Hard to please

The efforts of Kansas legislators to produce a realistic plan to increase school funding have drawn a less-than-gracious response.

The reality of the legislative process is that no one usually gets everything he or she wants in a bill. Sometimes they have to respect the process and be satisfied with a reasonable compromise.

Alan Rupe, the lead attorney for school districts who successfully sued the state over school funding, might want to keep that in mind. Instead of raking legislators over the coals for proposing a three-year funding plan for Kansas schools, he might look at the additional $500 million schools will be getting at the end of that period.

Instead of berating a plan proposed by members of the Kansas House as a “political decision” because it doesn’t force a tax increase, Rupe could try to understand the reality that increased funding without a tax increase is far more palatable not only to lawmakers who are seeking re-election but also to taxpayers who will fund that increase.

In the face of an order from the Kansas Supreme Court, legislators approved $290 million in new funding for schools last summer. They also ordered a study by the Legislative Department of Post Audit to determine the actual costs of educating students in an attempt to meet the court’s requirement that they base school funding on actual costs rather than political expediency or some other factor.

Many legislators probably swallowed hard when the Post Audit study recommended additional expenditures of $400 million to $470 million are needed to properly educate Kansas youngsters. But it was their study, prepared by their agency, so they set about trying to meet the obligation put before them.

Now, House leadership, in consultation with the governor, has put forth a plan that will exceed the Post Audit recommendation by raising school funding by $500 million over the next three years. By phasing the increase in over three years, legislators hope to cover the costs with increased revenue rather than taxes. The schedule also may allow schools to better plan how they can most effectively use that money.

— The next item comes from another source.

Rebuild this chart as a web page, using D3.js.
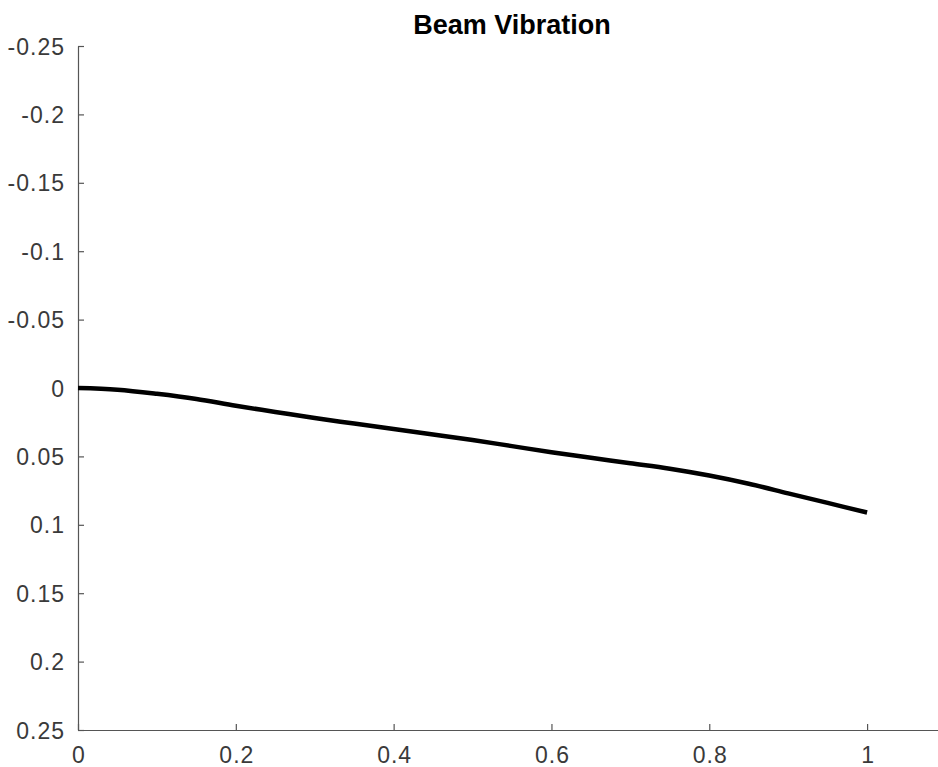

There always is some skepticism about whether future Legislatures will follow through on multi-year funding plans (state universities have learned this through hard experience with the Margin of Excellence and the Higher Education Coordination Act), but it seems unlikely that the Kansas Supreme Court would let lawmakers renege on the school finance deal if it is approved.

Three years is the blink of an eye. The three-year plan seems like a reasonable way to raise education funding without placing an additional tax burden on Kansans. But Rupe disagrees.

“The need is $500 million today, not spread over three years,” he said, adding that if the measure passes, “Before the governor’s signature is dry, we will be back in court.”

It’s hard to make some people happy. Rupe is an attorney being paid to represent clients, but it’s easy to understand why his comments riled legislators who had worked hard to come up with the three-year plan.

Rupe and his clients should work to make sure that the funding package meets or exceeds the Post Audit recommendation and, if it is phased in, that it will be completed without interruption. Then they might consider the possibility that it’s time to cool the rhetoric and declare victory in this case.